Everything from the first line down to the line containing "import * as" is to be retyped exactly, both ends included, with pictures left out.

>> Start

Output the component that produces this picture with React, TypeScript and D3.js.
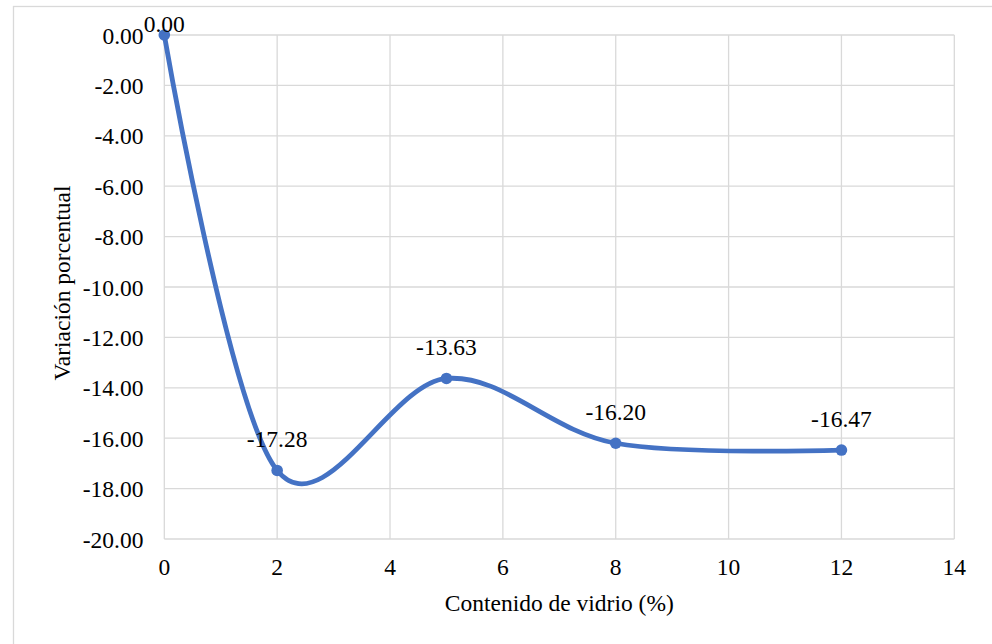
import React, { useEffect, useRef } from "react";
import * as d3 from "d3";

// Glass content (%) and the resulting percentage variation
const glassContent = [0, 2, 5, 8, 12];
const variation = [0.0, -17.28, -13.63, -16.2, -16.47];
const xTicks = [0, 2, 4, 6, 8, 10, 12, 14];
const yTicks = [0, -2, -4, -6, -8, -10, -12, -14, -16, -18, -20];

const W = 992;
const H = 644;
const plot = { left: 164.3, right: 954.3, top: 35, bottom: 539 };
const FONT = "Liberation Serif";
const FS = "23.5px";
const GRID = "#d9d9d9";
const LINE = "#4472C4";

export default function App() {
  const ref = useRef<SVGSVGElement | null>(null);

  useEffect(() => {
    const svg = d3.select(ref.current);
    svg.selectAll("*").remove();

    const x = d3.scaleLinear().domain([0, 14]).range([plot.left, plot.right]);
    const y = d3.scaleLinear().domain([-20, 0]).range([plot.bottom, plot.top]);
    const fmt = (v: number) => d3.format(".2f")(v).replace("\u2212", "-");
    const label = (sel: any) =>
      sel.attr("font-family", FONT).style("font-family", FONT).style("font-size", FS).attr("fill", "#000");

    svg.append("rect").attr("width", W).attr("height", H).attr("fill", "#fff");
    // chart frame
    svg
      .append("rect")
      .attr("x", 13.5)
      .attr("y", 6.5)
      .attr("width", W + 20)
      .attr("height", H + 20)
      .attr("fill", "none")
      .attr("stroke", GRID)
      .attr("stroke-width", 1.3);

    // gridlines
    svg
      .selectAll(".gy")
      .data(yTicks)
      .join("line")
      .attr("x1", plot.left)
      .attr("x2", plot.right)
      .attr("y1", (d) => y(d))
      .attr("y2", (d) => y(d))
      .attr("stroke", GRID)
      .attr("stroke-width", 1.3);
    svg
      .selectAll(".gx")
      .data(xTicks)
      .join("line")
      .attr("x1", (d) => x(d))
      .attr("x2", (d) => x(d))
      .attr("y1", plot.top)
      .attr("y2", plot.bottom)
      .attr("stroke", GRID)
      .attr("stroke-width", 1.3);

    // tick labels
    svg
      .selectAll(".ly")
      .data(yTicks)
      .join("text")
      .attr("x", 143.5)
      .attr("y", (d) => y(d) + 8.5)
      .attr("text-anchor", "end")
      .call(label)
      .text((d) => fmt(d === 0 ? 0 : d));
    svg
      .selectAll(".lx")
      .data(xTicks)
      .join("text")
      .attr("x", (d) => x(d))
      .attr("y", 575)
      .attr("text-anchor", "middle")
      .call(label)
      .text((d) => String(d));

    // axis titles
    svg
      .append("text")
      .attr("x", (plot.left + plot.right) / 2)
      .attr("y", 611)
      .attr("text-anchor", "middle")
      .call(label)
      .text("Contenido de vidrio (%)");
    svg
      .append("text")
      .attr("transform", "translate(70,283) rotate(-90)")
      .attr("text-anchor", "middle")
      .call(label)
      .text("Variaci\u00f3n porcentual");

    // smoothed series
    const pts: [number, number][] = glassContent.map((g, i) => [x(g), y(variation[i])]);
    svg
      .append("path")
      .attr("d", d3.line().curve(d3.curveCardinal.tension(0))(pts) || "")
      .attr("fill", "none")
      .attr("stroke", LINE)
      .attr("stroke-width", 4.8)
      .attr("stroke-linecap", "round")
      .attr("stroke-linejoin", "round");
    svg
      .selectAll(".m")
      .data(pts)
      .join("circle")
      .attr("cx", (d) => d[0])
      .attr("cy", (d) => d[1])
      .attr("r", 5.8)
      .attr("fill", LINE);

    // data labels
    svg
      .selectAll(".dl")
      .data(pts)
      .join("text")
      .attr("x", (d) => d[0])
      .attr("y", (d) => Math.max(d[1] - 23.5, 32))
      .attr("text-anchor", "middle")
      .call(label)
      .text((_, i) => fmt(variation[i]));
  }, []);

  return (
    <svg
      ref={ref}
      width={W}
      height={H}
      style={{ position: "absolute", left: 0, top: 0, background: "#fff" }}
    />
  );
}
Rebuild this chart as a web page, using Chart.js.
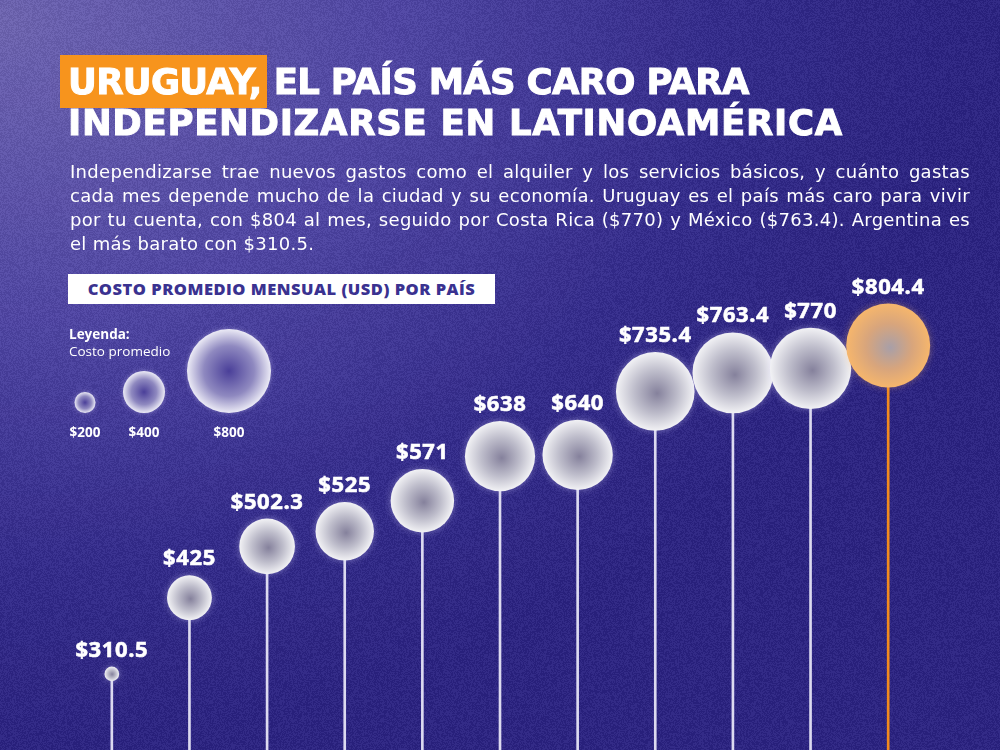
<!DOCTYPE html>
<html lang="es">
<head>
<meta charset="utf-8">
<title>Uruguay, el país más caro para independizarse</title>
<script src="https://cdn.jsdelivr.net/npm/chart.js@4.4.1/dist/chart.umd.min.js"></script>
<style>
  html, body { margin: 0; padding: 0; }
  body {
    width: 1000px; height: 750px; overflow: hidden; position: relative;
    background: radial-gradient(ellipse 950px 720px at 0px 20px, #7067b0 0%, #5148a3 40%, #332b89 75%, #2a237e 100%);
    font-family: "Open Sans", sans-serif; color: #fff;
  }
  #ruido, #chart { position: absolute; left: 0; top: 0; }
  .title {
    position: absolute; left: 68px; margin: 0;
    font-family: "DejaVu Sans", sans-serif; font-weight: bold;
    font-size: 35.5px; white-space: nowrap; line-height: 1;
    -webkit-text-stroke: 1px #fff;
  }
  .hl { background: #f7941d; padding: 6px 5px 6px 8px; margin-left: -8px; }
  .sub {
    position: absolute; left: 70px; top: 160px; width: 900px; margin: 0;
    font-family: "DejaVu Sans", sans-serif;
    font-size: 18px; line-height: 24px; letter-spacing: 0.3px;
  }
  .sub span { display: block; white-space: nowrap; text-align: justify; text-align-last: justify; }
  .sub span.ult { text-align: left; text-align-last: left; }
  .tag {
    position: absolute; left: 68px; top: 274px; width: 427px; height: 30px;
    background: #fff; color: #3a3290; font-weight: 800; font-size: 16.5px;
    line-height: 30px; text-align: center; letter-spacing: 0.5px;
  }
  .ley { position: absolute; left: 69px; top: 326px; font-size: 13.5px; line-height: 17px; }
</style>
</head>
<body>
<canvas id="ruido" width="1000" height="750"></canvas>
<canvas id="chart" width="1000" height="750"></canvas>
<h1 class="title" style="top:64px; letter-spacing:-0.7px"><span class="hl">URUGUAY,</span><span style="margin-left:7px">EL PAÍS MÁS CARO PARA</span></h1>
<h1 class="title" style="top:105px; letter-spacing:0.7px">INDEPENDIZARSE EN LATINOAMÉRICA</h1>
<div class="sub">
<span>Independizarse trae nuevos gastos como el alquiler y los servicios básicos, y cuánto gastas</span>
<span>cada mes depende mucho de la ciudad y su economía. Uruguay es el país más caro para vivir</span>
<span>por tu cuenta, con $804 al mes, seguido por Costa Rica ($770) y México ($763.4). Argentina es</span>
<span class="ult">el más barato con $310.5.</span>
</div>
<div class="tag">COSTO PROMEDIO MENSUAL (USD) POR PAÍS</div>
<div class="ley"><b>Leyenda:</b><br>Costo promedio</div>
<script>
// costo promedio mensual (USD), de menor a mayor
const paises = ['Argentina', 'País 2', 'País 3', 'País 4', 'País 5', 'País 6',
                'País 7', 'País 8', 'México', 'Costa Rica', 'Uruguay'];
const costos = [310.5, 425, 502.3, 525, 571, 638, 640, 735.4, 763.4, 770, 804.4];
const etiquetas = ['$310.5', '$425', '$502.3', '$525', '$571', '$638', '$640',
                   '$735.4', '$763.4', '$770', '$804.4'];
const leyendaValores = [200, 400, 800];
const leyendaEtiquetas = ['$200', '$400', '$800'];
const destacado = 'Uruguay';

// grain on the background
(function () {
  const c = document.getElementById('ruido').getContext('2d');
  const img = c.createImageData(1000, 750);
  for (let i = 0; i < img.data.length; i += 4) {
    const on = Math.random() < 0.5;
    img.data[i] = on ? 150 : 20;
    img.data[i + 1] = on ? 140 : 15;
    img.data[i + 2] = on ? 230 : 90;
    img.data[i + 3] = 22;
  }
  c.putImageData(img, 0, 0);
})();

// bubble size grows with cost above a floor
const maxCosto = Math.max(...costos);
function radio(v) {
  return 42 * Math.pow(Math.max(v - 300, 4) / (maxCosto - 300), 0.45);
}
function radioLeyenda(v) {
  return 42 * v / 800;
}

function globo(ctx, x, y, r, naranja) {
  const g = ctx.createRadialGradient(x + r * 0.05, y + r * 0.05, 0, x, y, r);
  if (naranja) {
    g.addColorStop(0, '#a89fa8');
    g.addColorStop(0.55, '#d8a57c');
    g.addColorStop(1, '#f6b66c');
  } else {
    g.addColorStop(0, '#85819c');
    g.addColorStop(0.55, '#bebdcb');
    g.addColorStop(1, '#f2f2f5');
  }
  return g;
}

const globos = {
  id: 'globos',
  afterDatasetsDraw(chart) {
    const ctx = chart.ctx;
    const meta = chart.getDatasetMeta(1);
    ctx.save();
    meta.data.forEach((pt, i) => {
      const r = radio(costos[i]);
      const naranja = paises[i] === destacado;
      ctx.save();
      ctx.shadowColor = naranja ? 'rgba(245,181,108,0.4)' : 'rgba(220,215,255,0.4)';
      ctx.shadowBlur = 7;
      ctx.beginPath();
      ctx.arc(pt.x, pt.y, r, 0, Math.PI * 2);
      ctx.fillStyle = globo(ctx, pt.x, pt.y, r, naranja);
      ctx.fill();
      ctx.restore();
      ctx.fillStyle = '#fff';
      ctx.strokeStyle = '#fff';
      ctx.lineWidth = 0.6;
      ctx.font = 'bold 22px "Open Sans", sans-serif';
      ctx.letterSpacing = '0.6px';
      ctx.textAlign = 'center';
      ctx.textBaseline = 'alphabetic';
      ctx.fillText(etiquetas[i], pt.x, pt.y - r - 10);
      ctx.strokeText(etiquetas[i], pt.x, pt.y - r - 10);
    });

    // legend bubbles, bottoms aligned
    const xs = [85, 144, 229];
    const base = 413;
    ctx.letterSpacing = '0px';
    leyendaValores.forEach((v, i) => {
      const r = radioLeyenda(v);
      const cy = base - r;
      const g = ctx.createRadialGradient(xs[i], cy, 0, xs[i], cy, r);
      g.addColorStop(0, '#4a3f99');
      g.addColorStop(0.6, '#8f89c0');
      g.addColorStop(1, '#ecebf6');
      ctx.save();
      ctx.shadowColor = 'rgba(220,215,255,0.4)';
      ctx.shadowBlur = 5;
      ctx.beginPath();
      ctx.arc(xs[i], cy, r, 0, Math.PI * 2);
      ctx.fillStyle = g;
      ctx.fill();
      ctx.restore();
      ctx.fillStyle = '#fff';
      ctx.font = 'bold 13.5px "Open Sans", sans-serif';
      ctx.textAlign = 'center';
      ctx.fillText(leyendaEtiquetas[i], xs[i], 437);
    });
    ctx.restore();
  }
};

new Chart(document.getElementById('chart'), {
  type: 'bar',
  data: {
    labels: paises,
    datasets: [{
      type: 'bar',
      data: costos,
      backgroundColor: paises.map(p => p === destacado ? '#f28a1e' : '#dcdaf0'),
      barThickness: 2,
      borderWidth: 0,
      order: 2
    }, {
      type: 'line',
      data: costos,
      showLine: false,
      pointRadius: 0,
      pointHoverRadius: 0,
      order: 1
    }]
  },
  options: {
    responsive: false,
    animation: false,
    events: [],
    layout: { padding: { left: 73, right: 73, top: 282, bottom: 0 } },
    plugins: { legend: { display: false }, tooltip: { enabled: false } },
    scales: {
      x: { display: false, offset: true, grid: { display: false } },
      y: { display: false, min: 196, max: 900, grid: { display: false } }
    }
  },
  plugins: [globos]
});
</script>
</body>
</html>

>> End

> **Result below**
Output the component that produces this picture with React, TypeScript and D3.js.
import React, { useEffect, useRef } from "react";
import * as d3 from "d3";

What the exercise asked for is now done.